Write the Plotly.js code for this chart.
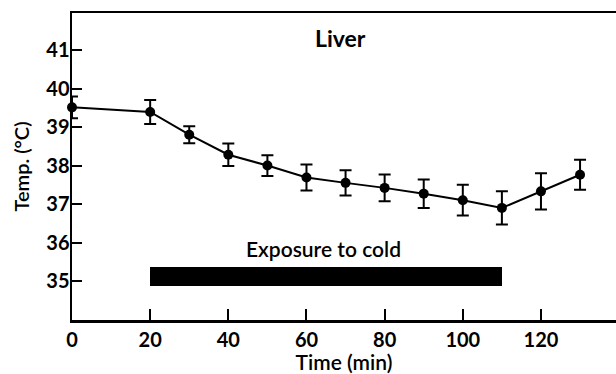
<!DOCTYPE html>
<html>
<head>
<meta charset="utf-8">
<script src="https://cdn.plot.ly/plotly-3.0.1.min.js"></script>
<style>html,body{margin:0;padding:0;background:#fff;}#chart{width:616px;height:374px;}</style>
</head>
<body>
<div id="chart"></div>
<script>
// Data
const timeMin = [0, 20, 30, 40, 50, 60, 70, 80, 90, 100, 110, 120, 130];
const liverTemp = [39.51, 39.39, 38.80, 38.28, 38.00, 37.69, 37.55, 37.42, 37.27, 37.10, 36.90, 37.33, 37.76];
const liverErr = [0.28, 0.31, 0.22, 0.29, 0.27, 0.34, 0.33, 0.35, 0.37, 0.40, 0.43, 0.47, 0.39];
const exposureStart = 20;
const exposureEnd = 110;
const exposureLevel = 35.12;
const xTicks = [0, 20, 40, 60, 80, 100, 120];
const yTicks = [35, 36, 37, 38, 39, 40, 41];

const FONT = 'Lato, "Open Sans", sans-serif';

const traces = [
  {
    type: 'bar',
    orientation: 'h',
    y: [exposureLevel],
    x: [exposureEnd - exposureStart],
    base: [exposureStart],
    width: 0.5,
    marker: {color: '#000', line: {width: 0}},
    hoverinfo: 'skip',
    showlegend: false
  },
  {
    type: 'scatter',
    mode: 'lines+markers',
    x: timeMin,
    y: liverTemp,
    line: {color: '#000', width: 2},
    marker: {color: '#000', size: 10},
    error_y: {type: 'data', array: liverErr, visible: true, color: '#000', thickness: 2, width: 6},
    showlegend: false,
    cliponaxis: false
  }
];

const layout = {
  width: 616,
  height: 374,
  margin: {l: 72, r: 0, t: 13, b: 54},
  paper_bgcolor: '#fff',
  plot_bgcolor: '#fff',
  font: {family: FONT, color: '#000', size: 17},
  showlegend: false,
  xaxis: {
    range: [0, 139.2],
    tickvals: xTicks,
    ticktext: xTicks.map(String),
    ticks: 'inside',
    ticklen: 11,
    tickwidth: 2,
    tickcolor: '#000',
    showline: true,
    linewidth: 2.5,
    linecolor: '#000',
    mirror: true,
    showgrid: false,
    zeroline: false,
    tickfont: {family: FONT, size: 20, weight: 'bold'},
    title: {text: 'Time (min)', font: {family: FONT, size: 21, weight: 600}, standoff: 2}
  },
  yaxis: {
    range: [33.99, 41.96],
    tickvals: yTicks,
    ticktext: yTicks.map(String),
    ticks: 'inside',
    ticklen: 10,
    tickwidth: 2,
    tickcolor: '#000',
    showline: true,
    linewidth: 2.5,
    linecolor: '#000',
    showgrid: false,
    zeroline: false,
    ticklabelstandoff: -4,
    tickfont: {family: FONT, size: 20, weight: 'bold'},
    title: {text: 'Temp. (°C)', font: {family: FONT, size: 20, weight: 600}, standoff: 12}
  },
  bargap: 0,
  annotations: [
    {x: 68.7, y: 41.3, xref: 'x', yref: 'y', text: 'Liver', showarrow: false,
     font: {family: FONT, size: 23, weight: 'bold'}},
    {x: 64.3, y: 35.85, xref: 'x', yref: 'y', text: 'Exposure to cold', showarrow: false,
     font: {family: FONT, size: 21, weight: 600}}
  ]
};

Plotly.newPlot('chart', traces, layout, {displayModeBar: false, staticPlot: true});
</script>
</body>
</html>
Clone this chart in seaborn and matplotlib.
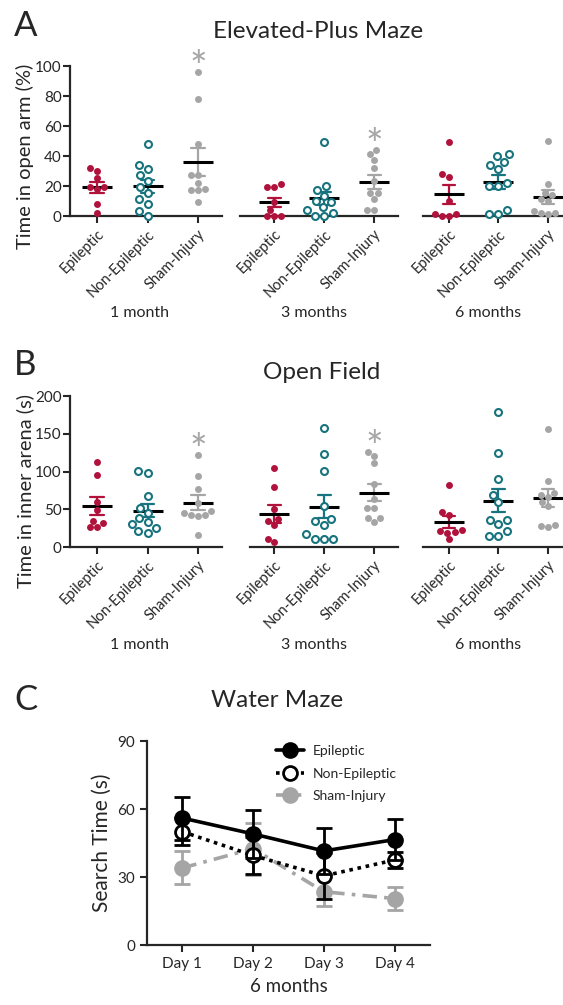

• **Your objective**: Every line above should be returned word for word, with the pictures left behind.

• **Answer to the exercise**:
Write the Plotly.js code for this chart.
<!DOCTYPE html>
<html>
<head>
<meta charset="utf-8">
<script src="https://cdn.plot.ly/plotly-3.0.1.min.js"></script>
<style>html,body{margin:0;padding:0;background:#fff;}#chart{width:616px;height:374px;}</style>
</head>
<body>
<div id="chart"></div>
<script>
// Data
const timeMin = [0, 20, 30, 40, 50, 60, 70, 80, 90, 100, 110, 120, 130];
const liverTemp = [39.51, 39.39, 38.80, 38.28, 38.00, 37.69, 37.55, 37.42, 37.27, 37.10, 36.90, 37.33, 37.76];
const liverErr = [0.28, 0.31, 0.22, 0.29, 0.27, 0.34, 0.33, 0.35, 0.37, 0.40, 0.43, 0.47, 0.39];
const exposureStart = 20;
const exposureEnd = 110;
const exposureLevel = 35.12;
const xTicks = [0, 20, 40, 60, 80, 100, 120];
const yTicks = [35, 36, 37, 38, 39, 40, 41];

const FONT = 'Lato, "Open Sans", sans-serif';

const traces = [
  {
    type: 'bar',
    orientation: 'h',
    y: [exposureLevel],
    x: [exposureEnd - exposureStart],
    base: [exposureStart],
    width: 0.5,
    marker: {color: '#000', line: {width: 0}},
    hoverinfo: 'skip',
    showlegend: false
  },
  {
    type: 'scatter',
    mode: 'lines+markers',
    x: timeMin,
    y: liverTemp,
    line: {color: '#000', width: 2},
    marker: {color: '#000', size: 10},
    error_y: {type: 'data', array: liverErr, visible: true, color: '#000', thickness: 2, width: 6},
    showlegend: false,
    cliponaxis: false
  }
];

const layout = {
  width: 616,
  height: 374,
  margin: {l: 72, r: 0, t: 13, b: 54},
  paper_bgcolor: '#fff',
  plot_bgcolor: '#fff',
  font: {family: FONT, color: '#000', size: 17},
  showlegend: false,
  xaxis: {
    range: [0, 139.2],
    tickvals: xTicks,
    ticktext: xTicks.map(String),
    ticks: 'inside',
    ticklen: 11,
    tickwidth: 2,
    tickcolor: '#000',
    showline: true,
    linewidth: 2.5,
    linecolor: '#000',
    mirror: true,
    showgrid: false,
    zeroline: false,
    tickfont: {family: FONT, size: 20, weight: 'bold'},
    title: {text: 'Time (min)', font: {family: FONT, size: 21, weight: 600}, standoff: 2}
  },
  yaxis: {
    range: [33.99, 41.96],
    tickvals: yTicks,
    ticktext: yTicks.map(String),
    ticks: 'inside',
    ticklen: 10,
    tickwidth: 2,
    tickcolor: '#000',
    showline: true,
    linewidth: 2.5,
    linecolor: '#000',
    showgrid: false,
    zeroline: false,
    ticklabelstandoff: -4,
    tickfont: {family: FONT, size: 20, weight: 'bold'},
    title: {text: 'Temp. (°C)', font: {family: FONT, size: 20, weight: 600}, standoff: 12}
  },
  bargap: 0,
  annotations: [
    {x: 68.7, y: 41.3, xref: 'x', yref: 'y', text: 'Liver', showarrow: false,
     font: {family: FONT, size: 23, weight: 'bold'}},
    {x: 64.3, y: 35.85, xref: 'x', yref: 'y', text: 'Exposure to cold', showarrow: false,
     font: {family: FONT, size: 21, weight: 600}}
  ]
};

Plotly.newPlot('chart', traces, layout, {displayModeBar: false, staticPlot: true});
</script>
</body>
</html>
Clone this chart in seaborn and matplotlib.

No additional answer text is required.